Ask HN: Create embeddings efficiently for an AI notes app with E2EE

3 points by satyajeetjadhav 15 days ago

Hi,

I am building a notes application that automatically finds related notes - thinkdeli.com. I want to implement end-to-end encryption sometime soon.

To find related notes, I create embeddings, add them to an index, and find the nearest neighbors.

I am creating embeddings of the user's notes locally using transformers.js. But setting up the pipeline takes up a lot of memory (around 400+ MB on Chrome). This makes it somewhat impractical to use on older devices.

Is there a more efficient way to create embeddings locally?

Creating embeddings via an API will be more efficient, but that would mean sending users unencrypted notes over the cloud to the service. Edit - What I mean is this. The user's notes must be unencrypted and readable as plain text on the server to create embeddings. This defeats the purpose of end-to-end encryption.

I would appreciate any pointers. Thanks a lot!

Someone 13 days ago

> The user's notes must be unencrypted and readable as plain text on the server to create embeddings.

Consult a security expert before doing this, but here’s an idea: encrypt each word of the text, send the encrypted tokens over the wire, and then use an embedder trained on text encrypted with that method.
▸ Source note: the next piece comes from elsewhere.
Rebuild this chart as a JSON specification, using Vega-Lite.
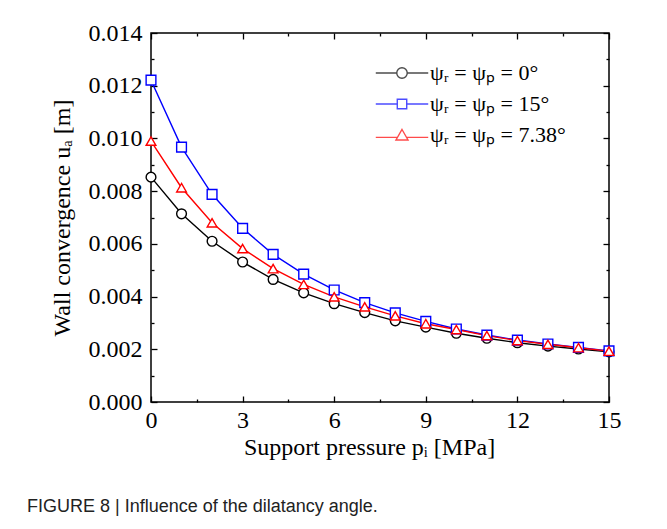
{
  "$schema": "https://vega.github.io/schema/vega-lite/v6.json",
  "autosize": "none",
  "width": 458,
  "height": 369,
  "padding": {"left": 151, "top": 33, "right": 58, "bottom": 127},
  "background": "white",
  "title": {
    "text": "FIGURE 8 | Influence of the dilatancy angle.",
    "orient": "bottom",
    "anchor": "start",
    "frame": "group",
    "dx": -124,
    "offset": 39,
    "font": "Liberation Sans",
    "fontSize": 18,
    "fontWeight": "normal",
    "color": "#222222"
  },
  "config": {
    "view": {"stroke": "black", "strokeWidth": 1.5},
    "axis": {
      "domain": false,
      "grid": false,
      "labelFlush": false,
      "tickColor": "black",
      "tickWidth": 1.3,
      "labelFont": "Liberation Serif",
      "labelFontSize": 24,
      "labelColor": "black",
      "titleFont": "Liberation Serif",
      "titleFontSize": 24,
      "titleFontWeight": "normal",
      "titleColor": "black"
    },
    "legend": {
      "labelFont": "Liberation Serif",
      "labelFontSize": 22,
      "labelColor": "black",
      "labelLimit": 0
    }
  },
  "data": {
    "values": [
      {"p": 0, "u": 0.00853, "s": "ψᵣ = ψₚ = 0°"},
      {"p": 1, "u": 0.00714, "s": "ψᵣ = ψₚ = 0°"},
      {"p": 2, "u": 0.00610, "s": "ψᵣ = ψₚ = 0°"},
      {"p": 3, "u": 0.00531, "s": "ψᵣ = ψₚ = 0°"},
      {"p": 4, "u": 0.00465, "s": "ψᵣ = ψₚ = 0°"},
      {"p": 5, "u": 0.00414, "s": "ψᵣ = ψₚ = 0°"},
      {"p": 6, "u": 0.00373, "s": "ψᵣ = ψₚ = 0°"},
      {"p": 7, "u": 0.00339, "s": "ψᵣ = ψₚ = 0°"},
      {"p": 8, "u": 0.00308, "s": "ψᵣ = ψₚ = 0°"},
      {"p": 9, "u": 0.00284, "s": "ψᵣ = ψₚ = 0°"},
      {"p": 10, "u": 0.00261, "s": "ψᵣ = ψₚ = 0°"},
      {"p": 11, "u": 0.00242, "s": "ψᵣ = ψₚ = 0°"},
      {"p": 12, "u": 0.00225, "s": "ψᵣ = ψₚ = 0°"},
      {"p": 13, "u": 0.00212, "s": "ψᵣ = ψₚ = 0°"},
      {"p": 14, "u": 0.00201, "s": "ψᵣ = ψₚ = 0°"},
      {"p": 15, "u": 0.00190, "s": "ψᵣ = ψₚ = 0°"},
      {"p": 0, "u": 0.01221, "s": "ψᵣ = ψₚ = 15°"},
      {"p": 1, "u": 0.00967, "s": "ψᵣ = ψₚ = 15°"},
      {"p": 2, "u": 0.00788, "s": "ψᵣ = ψₚ = 15°"},
      {"p": 3, "u": 0.00659, "s": "ψᵣ = ψₚ = 15°"},
      {"p": 4, "u": 0.00560, "s": "ψᵣ = ψₚ = 15°"},
      {"p": 5, "u": 0.00485, "s": "ψᵣ = ψₚ = 15°"},
      {"p": 6, "u": 0.00425, "s": "ψᵣ = ψₚ = 15°"},
      {"p": 7, "u": 0.00377, "s": "ψᵣ = ψₚ = 15°"},
      {"p": 8, "u": 0.00338, "s": "ψᵣ = ψₚ = 15°"},
      {"p": 9, "u": 0.00306, "s": "ψᵣ = ψₚ = 15°"},
      {"p": 10, "u": 0.00277, "s": "ψᵣ = ψₚ = 15°"},
      {"p": 11, "u": 0.00254, "s": "ψᵣ = ψₚ = 15°"},
      {"p": 12, "u": 0.00235, "s": "ψᵣ = ψₚ = 15°"},
      {"p": 13, "u": 0.00220, "s": "ψᵣ = ψₚ = 15°"},
      {"p": 14, "u": 0.00207, "s": "ψᵣ = ψₚ = 15°"},
      {"p": 15, "u": 0.00194, "s": "ψᵣ = ψₚ = 15°"},
      {"p": 0, "u": 0.00990, "s": "ψᵣ = ψₚ = 7.38°"},
      {"p": 1, "u": 0.00813, "s": "ψᵣ = ψₚ = 7.38°"},
      {"p": 2, "u": 0.00680, "s": "ψᵣ = ψₚ = 7.38°"},
      {"p": 3, "u": 0.00582, "s": "ψᵣ = ψₚ = 7.38°"},
      {"p": 4, "u": 0.00506, "s": "ψᵣ = ψₚ = 7.38°"},
      {"p": 5, "u": 0.00446, "s": "ψᵣ = ψₚ = 7.38°"},
      {"p": 6, "u": 0.00399, "s": "ψᵣ = ψₚ = 7.38°"},
      {"p": 7, "u": 0.00361, "s": "ψᵣ = ψₚ = 7.38°"},
      {"p": 8, "u": 0.00327, "s": "ψᵣ = ψₚ = 7.38°"},
      {"p": 9, "u": 0.00297, "s": "ψᵣ = ψₚ = 7.38°"},
      {"p": 10, "u": 0.00275, "s": "ψᵣ = ψₚ = 7.38°"},
      {"p": 11, "u": 0.00252, "s": "ψᵣ = ψₚ = 7.38°"},
      {"p": 12, "u": 0.00233, "s": "ψᵣ = ψₚ = 7.38°"},
      {"p": 13, "u": 0.00219, "s": "ψᵣ = ψₚ = 7.38°"},
      {"p": 14, "u": 0.00206, "s": "ψᵣ = ψₚ = 7.38°"},
      {"p": 15, "u": 0.00193, "s": "ψᵣ = ψₚ = 7.38°"}
    ]
  },
  "resolve": {
    "axis": {"x": "independent", "y": "independent"},
    "scale": {"color": "independent", "shape": "independent"}
  },
  "layer": [
    {
      "mark": {"type": "line", "strokeWidth": 1.4},
      "encoding": {
        "x": {"field": "p", "type": "quantitative",
              "scale": {"domain": [0, 15], "nice": false, "zero": false},
              "axis": {"orient": "bottom", "values": [0, 3, 6, 9, 12, 15], "format": "d",
                       "tickSize": -6, "labelPadding": 12,
                       "title": "Support pressure pᵢ [MPa]", "titlePadding": 3, "titleX": 218}},
        "y": {"field": "u", "type": "quantitative",
              "scale": {"domain": [0, 0.014], "nice": false},
              "axis": {"orient": "left", "values": [0, 0.002, 0.004, 0.006, 0.008, 0.01, 0.012, 0.014], "format": ".3f",
                       "tickSize": -6, "labelPadding": 15,
                       "title": "Wall convergence uₐ [m]", "titlePadding": 14}},
        "color": {"field": "s", "type": "nominal",
                  "scale": {"domain": ["ψᵣ = ψₚ = 0°", "ψᵣ = ψₚ = 15°", "ψᵣ = ψₚ = 7.38°"], "range": ["#000000", "#0000ff", "#ff0000"]},
                  "legend": null}
      }
    },
    {
      "mark": {"type": "point", "filled": false, "fill": "white", "fillOpacity": 1, "opacity": 1, "strokeWidth": 1.4, "size": 95},
      "encoding": {
        "x": {"field": "p", "type": "quantitative",
              "axis": {"orient": "bottom", "values": [1.5, 4.5, 7.5, 10.5, 13.5], "labels": false, "tickSize": -3, "title": null}},
        "y": {"field": "u", "type": "quantitative",
              "axis": {"orient": "left", "values": [0.001, 0.003, 0.005, 0.007, 0.009, 0.011, 0.013], "labels": false, "tickSize": -3, "title": null}},
        "color": {"field": "s", "type": "nominal",
                  "scale": {"domain": ["ψᵣ = ψₚ = 0°", "ψᵣ = ψₚ = 15°", "ψᵣ = ψₚ = 7.38°"], "range": ["#000000", "#0000ff", "#ff0000"]},
                  "legend": null},
        "shape": {"field": "s", "type": "nominal",
                  "scale": {"domain": ["ψᵣ = ψₚ = 0°", "ψᵣ = ψₚ = 15°", "ψᵣ = ψₚ = 7.38°"], "range": ["circle", "square", "triangle-up"]},
                  "legend": null}
      }
    },
    {
      "transform": [{"filter": "datum.p > 100"}],
      "mark": {"type": "point", "filled": false, "fill": "white", "strokeWidth": 1.4, "size": 110},
      "encoding": {
        "x": {"field": "p", "type": "quantitative",
              "axis": {"orient": "top", "values": [0, 3, 6, 9, 12, 15], "labels": false, "tickSize": -6, "title": null}},
        "y": {"field": "u", "type": "quantitative",
              "axis": {"orient": "right", "values": [0, 0.002, 0.004, 0.006, 0.008, 0.01, 0.012, 0.014], "labels": false, "tickSize": -6, "title": null}},
        "color": {"field": "s", "type": "nominal",
                  "scale": {"domain": ["ψᵣ = ψₚ = 0°", "ψᵣ = ψₚ = 15°", "ψᵣ = ψₚ = 7.38°"], "range": ["#000000", "#0000ff", "#ff0000"]},
                  "legend": {"title": null, "orient": "none", "legendX": 240, "legendY": 29, "padding": 0,
                             "rowPadding": 9, "symbolSize": 110, "symbolStrokeWidth": 1.4, "symbolFillColor": "white",
                             "labelOffset": 17, "labelFont": "Liberation Serif", "labelFontSize": 22}},
        "shape": {"field": "s", "type": "nominal",
                  "scale": {"domain": ["ψᵣ = ψₚ = 0°", "ψᵣ = ψₚ = 15°", "ψᵣ = ψₚ = 7.38°"],
                            "range": ["M-5,0H-1M1,0H5M-1,0A1,1 0 1,1 1,0A1,1 0 1,1 -1,0Z",
                                      "M-5,0H-0.9M0.9,0H5M-0.9,-0.9H0.9V0.9H-0.9Z",
                                      "M-5,0.45H-0.78M0.78,0.45H5M0,-1.05L1.15,0.95H-1.15Z"]},
                  "legend": {"title": null, "orient": "none", "legendX": 240, "legendY": 29, "padding": 0,
                             "rowPadding": 9, "symbolSize": 110, "symbolStrokeWidth": 1.4, "symbolFillColor": "white",
                             "labelOffset": 17, "labelFont": "Liberation Serif", "labelFontSize": 22}}
      }
    },
    {
      "transform": [{"filter": "datum.p > 100"}],
      "mark": {"type": "point", "opacity": 0},
      "encoding": {
        "x": {"field": "p", "type": "quantitative",
              "axis": {"orient": "top", "values": [1.5, 4.5, 7.5, 10.5, 13.5], "labels": false, "tickSize": -3, "title": null}},
        "y": {"field": "u", "type": "quantitative",
              "axis": {"orient": "right", "values": [0.001, 0.003, 0.005, 0.007, 0.009, 0.011, 0.013], "labels": false, "tickSize": -3, "title": null}}
      }
    }
  ]
}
If you use an asymmetric encryption method, you could even throw away the private key.

The result still would be a substitution cypher on words, so it would not resist frequency analysis and it won’t help at all that, if your users manage to extract the key, they can encrypt text to figure out the mapping, but it would protect against people ‘accidentally’ looking at text of your users.

Periodically switching the encryption key wouldn’t be that hard.

pmtolk 15 days ago
  • satyajeetjadhav 15 days ago

    Sorry, I should have phrased the last part of the problem better. I already use https.

    The user's notes must be unencrypted and readable as plain text on the server to create embeddings. This defeats the purpose of end-to-end encryption.

innethread 14 days ago

I’m not sure if there are implementations for browsers, but look into embeddings with homomorphic encryption.